Many players did just that, even if it hasn’t resulted in above .500 basketball. So let’s ignore the mediocre 16-16 record and instead look at the special players on Miami’s roster this season.
One of the biggest fears I have about Bam is that his elite play won’t get recognized by more than a few All-Star appearances. And that’s just upsetting, considering the fact he holds this Miami Heat team together. After mounting pressure to become “more aggressive” Bam has turned himself into a force of nature, and one of the best defenders in the league. At the same time, he’s refined his offense and is now having his best offensive season ever. Bam is averaging 20.9 points, 9.9 rebounds, and 3.4 assists per game. His quickness is on display and his midrange-jumper, and bunny at the rim has become menaces for opposing defenses.
The crazy thing is, Bam still has loads of room to improve. He’s previewed the possibility of becoming a threat beyond the arc and is still perfecting his jumper. Add that to his ability to score in bunches and pull-down boards and we’re looking at one of the best and most versatile big men in the game.
I’d say Caleb is one of Miami’s best-kept secrets, but that’s only because the Heat rarely play Nationally televised games. After a renaissance season last year, Martin has forced himself into the starting lineup through undeniable hard-nosed athletic play, quality shooting, and starting beef with random NBA players. Martin is averaging a career-best 11.1 points, and 4.7 rebounds while shooting just under 40% from beyond the arc. He’s one of the best finishers on the team and also solid defensively as he’s often tasked with matching up with the opposition’s best player.

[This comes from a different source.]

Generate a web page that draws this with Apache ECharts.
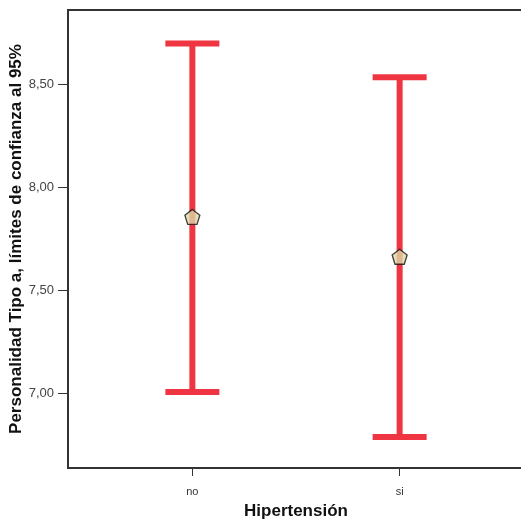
<!DOCTYPE html>
<html>
<head>
<meta charset="utf-8">
<script src="https://cdn.jsdelivr.net/npm/echarts@6/dist/echarts.min.js"></script>
<style>html,body{margin:0;padding:0;background:#fff}#c{width:521px;height:523px}</style>
</head>
<body>
<div id="c"></div>
<script>
var categories = ['no', 'si'];
var meanValues = [7.857, 7.664];
var lowerValues = [7.008, 6.79];
var upperValues = [8.698, 8.534];
var yTicks = [7.0, 7.5, 8.0, 8.5];

var chart = echarts.init(document.getElementById('c'));
var barData = categories.map(function (c, i) { return [i, lowerValues[i], upperValues[i]]; });
var meanData = categories.map(function (c, i) { return [i, meanValues[i]]; });
var font = 'Liberation Sans, Arial, sans-serif';

chart.setOption({
  animation: false,
  grid: { left: 68, right: -3, top: 10, bottom: 55, containLabel: false, outerBoundsMode: 'none',
    show: true, borderColor: '#333', borderWidth: 2, backgroundColor: '#fff' },
  xAxis: {
    type: 'value', min: -0.6, max: 1.6,
    name: 'Hipertensión', nameLocation: 'middle', nameGap: 35, nameMoveOverlap: false,
    nameTextStyle: { fontFamily: font, fontSize: 17, fontWeight: 'bold', color: '#111' },
    axisLine: { show: true, onZero: false, lineStyle: { color: '#333', width: 2 } },
    axisTick: { show: true, length: 8, lineStyle: { color: '#333', width: 1 }, customValues: [0, 1] },
    axisLabel: { margin: 18, fontFamily: font, fontSize: 11, color: '#333', customValues: [0, 1],
      formatter: function (v) { return categories[Math.round(v)]; } },
    splitLine: { show: false }
  },
  yAxis: {
    type: 'value', min: 6.64, max: 8.86,
    name: 'Personalidad Tipo a, límites de confianza al 95%', nameLocation: 'middle', nameGap: 43, nameMoveOverlap: false,
    nameTextStyle: { fontFamily: font, fontSize: 17, fontWeight: 'bold', color: '#111' },
    axisLine: { show: true, onZero: false, lineStyle: { color: '#333', width: 2 } },
    axisTick: { show: true, length: 10, lineStyle: { color: '#333', width: 1 }, customValues: yTicks },
    axisLabel: { margin: 14, fontFamily: font, fontSize: 13, color: '#444', customValues: yTicks,
      formatter: function (v) { return v.toFixed(2).replace('.', ','); } },
    splitLine: { show: false }
  },
  series: [
    {
      type: 'custom',
      data: barData,
      renderItem: function (params, api) {
        var x = api.value(0);
        var lo = api.coord([x, api.value(1)]);
        var hi = api.coord([x, api.value(2)]);
        var hw = 27;
        var style = { stroke: '#ef3541', lineWidth: 6, lineCap: 'butt' };
        return {
          type: 'group',
          children: [
            { type: 'line', shape: { x1: hi[0], y1: hi[1], x2: lo[0], y2: lo[1] }, style: style },
            { type: 'line', shape: { x1: hi[0] - hw, y1: hi[1], x2: hi[0] + hw, y2: hi[1] }, style: style },
            { type: 'line', shape: { x1: lo[0] - hw, y1: lo[1], x2: lo[0] + hw, y2: lo[1] }, style: style }
          ]
        };
      },
      z: 2
    },
    {
      type: 'scatter',
      data: meanData,
      symbol: 'path://M0,-1 L0.951,-0.309 L0.588,0.809 L-0.588,0.809 L-0.951,-0.309 Z',
      symbolSize: 15,
      itemStyle: { color: '#ddd8a8', borderColor: '#111', borderWidth: 1.3 },
      z: 3
    }
  ]
});
</script>
</body>
</html>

Martin is still finding his place on this team, and a roster shake-up could send him to the second unit - but even if that’s the case he’ll still be an essential component.
Just like that, the reigning sixth man of the year became one of the deadliest offensive players in the league. Think he’s overrated? Fine, but the man just dropped 41 points on 65% shooting a week ago. Better yet he did it with 10 threes, and nine the night before. That means he’s hit 26 threes in 4 games. Not too shabby right? Herro is also having his best season at 21.1 points, 6.1 rebounds, and 4.3 assists per game. He’s also shooting over 40% from three for the first time in his short career. There’s a lot of dialogue that says Herro scoring so much is hurting this team, but that’s just not true. This team has suffered from scoring droughts for the last three seasons, a true secondary scorer is an absolute must. If Herro can continue this into the postseason, then he’ll truly get the haters off his back. But I know Heat faithful would just like to see it in the third quarter for the time being.

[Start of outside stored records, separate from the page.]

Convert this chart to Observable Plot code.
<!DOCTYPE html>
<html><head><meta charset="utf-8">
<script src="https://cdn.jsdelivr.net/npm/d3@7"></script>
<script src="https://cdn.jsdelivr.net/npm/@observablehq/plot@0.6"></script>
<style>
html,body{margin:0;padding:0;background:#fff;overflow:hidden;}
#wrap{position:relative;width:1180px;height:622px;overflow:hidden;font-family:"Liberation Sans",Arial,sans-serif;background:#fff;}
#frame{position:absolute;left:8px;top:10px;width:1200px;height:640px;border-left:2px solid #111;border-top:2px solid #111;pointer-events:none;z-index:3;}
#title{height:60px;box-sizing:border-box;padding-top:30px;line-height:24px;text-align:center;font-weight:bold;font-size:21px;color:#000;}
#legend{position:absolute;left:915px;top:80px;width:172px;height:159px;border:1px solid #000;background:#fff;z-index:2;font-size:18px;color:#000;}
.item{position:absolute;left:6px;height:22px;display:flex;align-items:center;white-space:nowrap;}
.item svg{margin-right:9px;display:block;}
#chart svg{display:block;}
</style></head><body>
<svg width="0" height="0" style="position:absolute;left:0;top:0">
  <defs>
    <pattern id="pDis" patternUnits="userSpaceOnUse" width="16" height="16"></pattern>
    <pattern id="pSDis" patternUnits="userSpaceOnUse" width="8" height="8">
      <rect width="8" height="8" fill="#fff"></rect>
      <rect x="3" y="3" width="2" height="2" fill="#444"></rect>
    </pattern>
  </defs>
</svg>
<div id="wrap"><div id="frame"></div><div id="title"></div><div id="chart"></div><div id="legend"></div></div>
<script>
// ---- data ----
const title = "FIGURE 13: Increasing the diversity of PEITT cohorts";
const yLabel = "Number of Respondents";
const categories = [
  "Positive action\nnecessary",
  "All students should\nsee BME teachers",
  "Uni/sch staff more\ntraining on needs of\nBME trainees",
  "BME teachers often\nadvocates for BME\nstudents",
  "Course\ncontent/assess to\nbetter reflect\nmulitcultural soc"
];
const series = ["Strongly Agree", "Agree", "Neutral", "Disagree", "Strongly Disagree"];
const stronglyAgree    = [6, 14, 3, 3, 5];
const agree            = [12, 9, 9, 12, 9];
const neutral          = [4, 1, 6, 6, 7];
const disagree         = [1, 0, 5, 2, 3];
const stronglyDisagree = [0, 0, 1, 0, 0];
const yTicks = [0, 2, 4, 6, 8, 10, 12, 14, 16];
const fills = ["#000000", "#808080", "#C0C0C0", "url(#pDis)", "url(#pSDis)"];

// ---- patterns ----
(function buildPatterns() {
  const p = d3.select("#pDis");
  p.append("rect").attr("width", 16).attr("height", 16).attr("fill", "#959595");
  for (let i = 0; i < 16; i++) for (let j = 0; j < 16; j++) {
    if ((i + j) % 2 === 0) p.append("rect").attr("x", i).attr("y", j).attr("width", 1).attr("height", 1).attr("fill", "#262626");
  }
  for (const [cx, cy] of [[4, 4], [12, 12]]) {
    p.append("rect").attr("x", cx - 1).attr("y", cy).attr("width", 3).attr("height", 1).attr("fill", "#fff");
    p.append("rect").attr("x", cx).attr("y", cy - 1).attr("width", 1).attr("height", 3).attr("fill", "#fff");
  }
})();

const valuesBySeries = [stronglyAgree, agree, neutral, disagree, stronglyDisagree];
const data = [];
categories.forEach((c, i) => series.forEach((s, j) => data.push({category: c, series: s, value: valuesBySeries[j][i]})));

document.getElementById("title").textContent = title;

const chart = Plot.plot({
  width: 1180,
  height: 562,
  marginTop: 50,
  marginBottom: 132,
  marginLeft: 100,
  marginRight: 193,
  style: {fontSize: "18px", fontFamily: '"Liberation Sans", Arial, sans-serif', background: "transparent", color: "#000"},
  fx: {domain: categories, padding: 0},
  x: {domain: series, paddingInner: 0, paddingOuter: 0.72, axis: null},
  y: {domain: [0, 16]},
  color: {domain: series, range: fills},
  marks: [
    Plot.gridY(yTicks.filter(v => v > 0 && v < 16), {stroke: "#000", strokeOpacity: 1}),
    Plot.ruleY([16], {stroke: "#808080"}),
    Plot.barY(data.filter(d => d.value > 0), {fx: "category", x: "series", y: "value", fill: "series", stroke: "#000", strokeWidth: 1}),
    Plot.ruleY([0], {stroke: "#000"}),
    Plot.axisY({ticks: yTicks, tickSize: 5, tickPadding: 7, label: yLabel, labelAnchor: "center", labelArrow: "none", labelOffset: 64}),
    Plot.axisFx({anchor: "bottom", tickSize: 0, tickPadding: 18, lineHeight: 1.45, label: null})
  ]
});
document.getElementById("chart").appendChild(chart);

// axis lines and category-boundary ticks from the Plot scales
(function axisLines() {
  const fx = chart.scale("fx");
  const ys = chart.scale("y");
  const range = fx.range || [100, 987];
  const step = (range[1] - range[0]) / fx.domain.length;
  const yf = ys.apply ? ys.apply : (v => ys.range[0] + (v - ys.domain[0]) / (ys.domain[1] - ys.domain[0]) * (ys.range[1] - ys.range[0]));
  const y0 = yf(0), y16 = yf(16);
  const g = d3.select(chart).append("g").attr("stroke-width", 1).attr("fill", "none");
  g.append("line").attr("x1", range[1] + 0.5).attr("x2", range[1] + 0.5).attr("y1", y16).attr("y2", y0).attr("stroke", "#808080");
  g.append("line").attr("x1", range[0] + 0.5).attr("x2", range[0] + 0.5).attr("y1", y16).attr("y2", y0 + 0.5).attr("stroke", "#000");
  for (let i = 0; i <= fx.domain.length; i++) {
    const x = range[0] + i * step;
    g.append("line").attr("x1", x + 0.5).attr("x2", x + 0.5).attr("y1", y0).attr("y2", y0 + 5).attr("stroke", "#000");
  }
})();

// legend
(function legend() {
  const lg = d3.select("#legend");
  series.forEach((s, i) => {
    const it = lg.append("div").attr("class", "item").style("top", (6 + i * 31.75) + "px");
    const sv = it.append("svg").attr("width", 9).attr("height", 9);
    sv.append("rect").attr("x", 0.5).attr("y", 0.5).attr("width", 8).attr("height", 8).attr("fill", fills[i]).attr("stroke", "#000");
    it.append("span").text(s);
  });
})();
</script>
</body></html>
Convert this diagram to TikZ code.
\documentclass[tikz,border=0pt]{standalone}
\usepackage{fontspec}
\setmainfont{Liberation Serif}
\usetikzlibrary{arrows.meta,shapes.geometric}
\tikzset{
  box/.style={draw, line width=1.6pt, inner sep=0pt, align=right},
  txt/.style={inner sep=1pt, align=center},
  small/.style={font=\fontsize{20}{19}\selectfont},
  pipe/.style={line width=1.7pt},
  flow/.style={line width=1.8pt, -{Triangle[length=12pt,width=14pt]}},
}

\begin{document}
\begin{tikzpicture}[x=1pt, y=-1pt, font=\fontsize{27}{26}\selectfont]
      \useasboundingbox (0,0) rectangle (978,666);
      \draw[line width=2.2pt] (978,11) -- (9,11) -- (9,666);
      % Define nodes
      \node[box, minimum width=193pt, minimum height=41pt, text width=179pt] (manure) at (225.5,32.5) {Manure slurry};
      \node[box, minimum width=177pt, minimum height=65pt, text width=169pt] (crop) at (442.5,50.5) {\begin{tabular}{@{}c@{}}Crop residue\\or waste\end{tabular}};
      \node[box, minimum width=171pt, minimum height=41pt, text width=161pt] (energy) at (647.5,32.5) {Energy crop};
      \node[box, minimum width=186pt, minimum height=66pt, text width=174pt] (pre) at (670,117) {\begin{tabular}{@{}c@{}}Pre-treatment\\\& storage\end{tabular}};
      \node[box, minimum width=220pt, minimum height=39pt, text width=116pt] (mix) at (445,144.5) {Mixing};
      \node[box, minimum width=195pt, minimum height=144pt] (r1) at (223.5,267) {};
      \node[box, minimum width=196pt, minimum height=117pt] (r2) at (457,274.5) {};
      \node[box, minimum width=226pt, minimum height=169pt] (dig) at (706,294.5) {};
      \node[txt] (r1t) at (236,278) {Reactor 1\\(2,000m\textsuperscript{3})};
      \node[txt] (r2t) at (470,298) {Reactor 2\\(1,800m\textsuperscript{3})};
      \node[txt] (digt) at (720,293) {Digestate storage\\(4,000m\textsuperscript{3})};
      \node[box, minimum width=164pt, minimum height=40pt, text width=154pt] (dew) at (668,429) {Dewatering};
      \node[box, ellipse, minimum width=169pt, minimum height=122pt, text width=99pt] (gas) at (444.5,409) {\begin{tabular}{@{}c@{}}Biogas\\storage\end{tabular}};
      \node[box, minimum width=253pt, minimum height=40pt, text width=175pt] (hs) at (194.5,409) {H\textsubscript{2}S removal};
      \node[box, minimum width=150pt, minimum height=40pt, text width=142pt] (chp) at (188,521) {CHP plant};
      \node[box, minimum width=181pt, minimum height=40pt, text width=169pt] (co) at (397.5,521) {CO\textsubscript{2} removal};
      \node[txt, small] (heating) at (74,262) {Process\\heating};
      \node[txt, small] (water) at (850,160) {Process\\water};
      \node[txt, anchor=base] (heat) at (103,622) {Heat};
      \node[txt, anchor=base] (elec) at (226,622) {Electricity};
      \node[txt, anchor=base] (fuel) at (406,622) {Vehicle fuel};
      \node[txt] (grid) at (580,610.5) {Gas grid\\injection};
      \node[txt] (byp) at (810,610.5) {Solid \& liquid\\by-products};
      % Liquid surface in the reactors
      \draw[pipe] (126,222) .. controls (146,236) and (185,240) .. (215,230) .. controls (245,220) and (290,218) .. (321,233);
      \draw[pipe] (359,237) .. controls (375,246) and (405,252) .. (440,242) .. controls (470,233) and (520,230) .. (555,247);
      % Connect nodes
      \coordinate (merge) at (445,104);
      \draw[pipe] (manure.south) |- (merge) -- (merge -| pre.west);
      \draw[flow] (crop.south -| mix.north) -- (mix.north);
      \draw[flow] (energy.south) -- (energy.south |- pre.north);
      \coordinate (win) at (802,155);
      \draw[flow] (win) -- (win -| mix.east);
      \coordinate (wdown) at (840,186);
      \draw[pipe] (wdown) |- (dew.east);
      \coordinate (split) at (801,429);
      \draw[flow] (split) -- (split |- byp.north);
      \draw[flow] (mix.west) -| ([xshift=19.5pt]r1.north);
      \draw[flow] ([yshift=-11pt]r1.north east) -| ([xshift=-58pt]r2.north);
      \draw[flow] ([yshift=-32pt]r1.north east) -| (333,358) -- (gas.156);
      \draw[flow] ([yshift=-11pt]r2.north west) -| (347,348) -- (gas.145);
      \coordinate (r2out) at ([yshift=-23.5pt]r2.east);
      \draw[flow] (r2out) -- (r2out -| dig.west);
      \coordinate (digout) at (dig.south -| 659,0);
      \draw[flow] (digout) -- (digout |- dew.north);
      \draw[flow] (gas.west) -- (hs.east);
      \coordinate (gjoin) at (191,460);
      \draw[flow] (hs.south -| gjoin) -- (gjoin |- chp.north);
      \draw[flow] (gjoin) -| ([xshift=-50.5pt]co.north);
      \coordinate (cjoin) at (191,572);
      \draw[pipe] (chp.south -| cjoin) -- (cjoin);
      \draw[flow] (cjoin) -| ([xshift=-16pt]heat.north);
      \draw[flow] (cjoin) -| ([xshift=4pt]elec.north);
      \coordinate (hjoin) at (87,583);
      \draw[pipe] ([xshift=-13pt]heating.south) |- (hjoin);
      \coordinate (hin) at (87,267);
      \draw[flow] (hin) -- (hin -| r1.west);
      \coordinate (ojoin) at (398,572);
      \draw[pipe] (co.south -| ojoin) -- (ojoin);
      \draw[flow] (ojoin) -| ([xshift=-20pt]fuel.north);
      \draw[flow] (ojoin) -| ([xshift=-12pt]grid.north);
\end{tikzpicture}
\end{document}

Just when you thought playoff heroics were his ceiling, Jimmy comes back to surprise you. Jimmy is quietly having his best offensive season as a member of the Miami Heat and demonstrating some noticeable improvements. After three years of shooting under 25% from beyond the arc, Jimbo has found a groove from three shooting 36.6%. Add that to his 21.9 points, 5.9 assists, 1.9 steals and 6.8 steals per game and you can see why JiMVP shirts and jerseys decorate the Heat’s house. When Jimmy is playing, he’s undeniably one of the best (if not the best) players on the floor. From defense to slashing to nearly perfect footwork there isn’t much he can’t do. Butler can take over games, and he’s already done so this season. The only issue is that for this Heat team to succeed, Jimmy can’t be the one constantly needed to take over games. That doesn’t change the fact that he’s one of the best players in the league and the most special talent on the team.

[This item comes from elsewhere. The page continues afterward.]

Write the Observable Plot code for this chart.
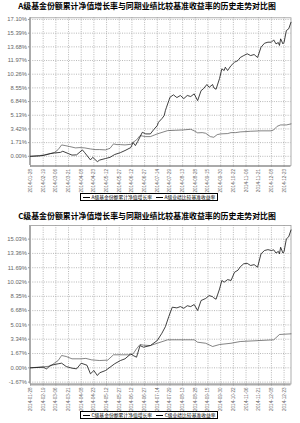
<!DOCTYPE html>
<html><head><meta charset="utf-8">
<script src="https://cdn.jsdelivr.net/npm/d3@7"></script>
<script src="https://cdn.jsdelivr.net/npm/@observablehq/plot@0.6"></script>
<style>
body{margin:0;background:#fff;}
#page{position:relative;width:300px;height:423px;overflow:hidden;background:#fff;}
.title{position:absolute;left:0;width:294px;text-align:center;font-family:"Noto Sans CJK SC";font-weight:bold;font-size:7.9px;line-height:10px;color:#000;white-space:nowrap;z-index:2}
.chart{position:absolute;left:0;}
.legend{position:absolute;border:1px solid #000;box-sizing:border-box;height:8px;display:flex;align-items:center;font-family:"Noto Sans CJK SC";font-size:4.8px;line-height:6px;white-space:nowrap;color:#000;background:#fff}
.legend .sw{display:inline-block;width:7px;border-top:1px solid #000;margin:0 1.5px 0 2px}
</style></head>
<body><div id="page"></div>
<script>
// x axis: trading-day index (0 = 2014-01-28 ... 226 = 2014-12-31)
const tickDays = [0,11,22,33,44,55,66,77,88,99,110,121,132,143,154,165,176,187,198,209,220];
const tickLabels = ["2014-01-28","2014-02-19","2014-03-06","2014-03-21","2014-04-08","2014-04-23","2014-05-12","2014-05-27","2014-06-12","2014-06-27","2014-07-14","2014-07-29","2014-08-13","2014-08-28","2014-09-15","2014-09-30","2014-10-22","2014-11-06","2014-11-21","2014-12-08","2014-12-23"];

const titleA = "A级基金份额累计净值增长率与同期业绩比较基准收益率的历史走势对比图";
const titleC = "C级基金份额累计净值增长率与同期业绩比较基准收益率的历史走势对比图";
const legendA = ["A级基金份额累计净值增长率","A级业绩比较基准收益率"];
const legendC = ["C级基金份额累计净值增长率","C级业绩比较基准收益率"];

const yTicksA = [0,1.71,3.42,5.13,6.84,8.55,10.26,11.97,13.68,15.39,17.10];
const yTicksC = [-1.67,0,1.67,3.34,5.01,6.68,8.35,10.02,11.69,13.36,15.03];

// [day index, cumulative return %]
const fundA = [[0,0],[8,0.05],[12,0.13],[17,0.33],[21,0.42],[26,0.49],[28,0.63],[33,0.33],[36,0.15],[40,0.18],[45,0.8],[47,0.46],[52,-0.45],[54,-0.13],[58,-0.67],[60,-0.47],[65,-0.28],[69,-0.13],[73,0.22],[78,0.46],[82,0.72],[87,1.09],[89,1.72],[91,1.34],[93,1.84],[97,3.0],[100,2.8],[104,2.8],[107,3.35],[110,3.84],[111,4.25],[114,4.71],[116,5.09],[117,5.71],[118,6.13],[120,6.96],[121,7.38],[124,7.68],[127,7.34],[130,7.6],[133,7.21],[136,7.6],[139,7.47],[142,7.8],[145,6.96],[148,8.21],[150,8.43],[153,8.97],[155,8.62],[158,8.97],[159,8.56],[161,8.38],[164,9.72],[166,10.93],[168,10.72],[169,11.13],[171,10.72],[174,11.34],[177,11.76],[180,11.97],[182,12.35],[185,12.59],[188,12.81],[191,12.59],[194,12.72],[197,12.35],[200,13.63],[203,14.13],[206,14.26],[209,14.26],[211,14.55],[213,14.05],[215,14.22],[216,13.85],[217,14.68],[219,14.05],[220,14.26],[222,15.72],[224,15.93],[226,16.75]];
const benchA = [[0,0],[8,0.09],[12,0.18],[17,0.33],[21,0.5],[24,0.84],[27,1.42],[30,1.34],[34,1.22],[39,1.05],[43,1.09],[47,1.05],[52,0.92],[56,0.84],[60,0.84],[65,0.8],[69,1.0],[72,1.55],[75,1.46],[78,1.46],[82,1.42],[87,1.5],[89,1.75],[92,2.05],[95,2.59],[100,2.46],[104,2.46],[110,2.8],[119,3.21],[126,3.25],[133,3.3],[139,3.38],[142,3.18],[145,2.93],[149,2.96],[152,2.88],[156,2.46],[159,2.38],[162,2.71],[165,2.8],[171,2.84],[174,2.96],[178,2.96],[182,3.05],[187,3.09],[191,3.13],[200,3.18],[209,3.18],[211,3.3],[214,3.75],[217,3.92],[222,3.92],[226,4.05]];
const fundC = [[0,0],[11,0.07],[14,-0.12],[17,0.27],[24,0.47],[27,0.54],[31,0.15],[36,-0.04],[40,-0.12],[44,0.54],[49,0.3],[52,-0.7],[55,-0.32],[58,-0.9],[60,-0.58],[65,-0.32],[69,0.07],[73,0.47],[78,0.85],[82,1.05],[87,1.63],[89,1.44],[92,1.24],[95,2.6],[98,2.41],[104,2.6],[110,3.19],[114,4.04],[117,4.8],[120,6.0],[123,7.08],[127,7.0],[130,7.15],[133,6.95],[136,7.25],[139,7.15],[142,7.39],[145,6.69],[148,7.86],[152,8.1],[155,8.44],[158,8.3],[159,8.17],[161,8.01],[164,9.2],[166,10.2],[168,10.0],[171,10.3],[174,10.2],[177,11.16],[180,11.4],[182,11.8],[185,12.15],[188,12.2],[191,11.95],[194,12.05],[197,11.75],[200,13.31],[203,13.7],[206,13.8],[209,13.7],[211,13.78],[213,13.4],[215,13.6],[216,13.31],[217,14.08],[219,13.4],[220,13.6],[222,15.06],[224,15.3],[226,16.1]];
const benchC = [[0,0],[17,0.19],[24,0.85],[27,1.44],[31,1.32],[36,1.05],[44,1.05],[48,1.1],[53,0.93],[60,0.85],[67,0.9],[72,1.52],[80,1.52],[87,1.52],[89,1.63],[92,2.22],[95,2.72],[98,2.65],[104,2.6],[110,2.87],[119,3.27],[142,3.27],[145,2.99],[152,2.87],[158,2.49],[164,2.72],[174,2.87],[182,3.07],[211,3.27],[216,3.89],[226,3.97]];

const page = document.getElementById("page");

function addDiv(cls, css, html) {
  const d = document.createElement("div");
  d.className = cls; d.style.cssText = css; d.innerHTML = html;
  page.appendChild(d); return d;
}

function drawChart({fund, bench, yTicks, yDomain, top, height, mt, mb}) {
  const plot = Plot.plot({
    width: 300, height, marginLeft: 30, marginRight: 9.5, marginTop: mt, marginBottom: mb,
    style: {background: "transparent", fontFamily: "'Liberation Sans', Arial, sans-serif", color: "#666"},
    x: {domain: [0, 226]},
    y: {domain: yDomain},
    marks: [
      Plot.gridY(yTicks, {stroke: "#888", strokeOpacity: 1, strokeWidth: 0.6, strokeDasharray: "1,1.3"}),
      Plot.gridX(tickDays, {stroke: "#888", strokeOpacity: 1, strokeWidth: 0.6, strokeDasharray: "1,1.3"}),
      Plot.frame({stroke: "#999", strokeWidth: 0.8}),
      Plot.ruleX([0], {stroke: "#aaa", strokeWidth: 2, dx: -0.5}),
      Plot.ruleY([yDomain[0]], {stroke: "#aaa", strokeWidth: 2, dy: 0.5}),
      Plot.axisY({ticks: yTicks, tickFormat: d => d.toFixed(2) + "%", tickSize: 2, tickPadding: 1.5, fontSize: 5.8, stroke: "#999", label: null}),
      Plot.axisX({ticks: tickDays, tickFormat: d => tickLabels[tickDays.indexOf(d)], tickRotate: -90, tickSize: 2, tickPadding: 1.5, fontSize: 4.6, stroke: "#999", label: null}),
      Plot.line(bench, {x: d => d[0], y: d => d[1], stroke: "#333", strokeWidth: 0.6}),
      Plot.line(fund, {x: d => d[0], y: d => d[1], stroke: "#111", strokeWidth: 0.8})
    ]
  });
  plot.classList.add("chart");
  plot.style.top = top + "px";
  page.appendChild(plot);
}

drawChart({fund: fundA, bench: benchA, yTicks: yTicksA, yDomain: [-1.15, 17.31], top: 0, height: 193, mt: 17.3, mb: 28});
drawChart({fund: fundC, bench: benchC, yTicks: yTicksC, yDomain: [-1.89, 16.62], top: 200, height: 211, mt: 25, mb: 27.5});

addDiv("title", "top:1px", titleA);
addDiv("title", "top:211px", titleC);

function legend(items, top) {
  addDiv("legend", `left:80px;top:${top}px;width:138px`,
    `<span class="sw"></span><span>${items[0]}</span><span class="sw" style="margin-left:4px"></span><span>${items[1]}</span>`);
}
legend(legendA, 193);
legend(legendC, 411);
</script>
</body></html>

Honorable Mention: Kyle Lowry
Like it or not Kyle is a special player. Aside from LeBron James and maybe one or two others, nobody in the league has been this effective at 36 years old - especially not anyone asked to carry the load he has. Up until recently Lowry hadn’t missed a game, and was 2nd in minutes played per game in the NBA. After a slow start, he was the steady hand for the Heat - and the pass-first point guard is playing quite well scoring an efficient 14 points per game while still dishing out 5.9 assists per game. The Greatest Raptor of All Time can still rip the twine from beyond the arc, but not as efficiently as he’s done in the past at just 35%. Still, Lowry has come up clutch often this season, and after three games of much-needed rest will be a huge part of this team if they expect to make any sort of run.
So what does it all mean?
It means these players all improved in the offseason and are continuing to get better. It also means something has to give, it’s not too far-fetched to assume last year’s #1 seed in the East can figure this out and string together some wins in the New Year, or leading up to it. But if that doesn’t happen and the Heat continues to melt away in basketball purgatory, at least we can enjoy some career-best years from the special players that make up Miami’s roster.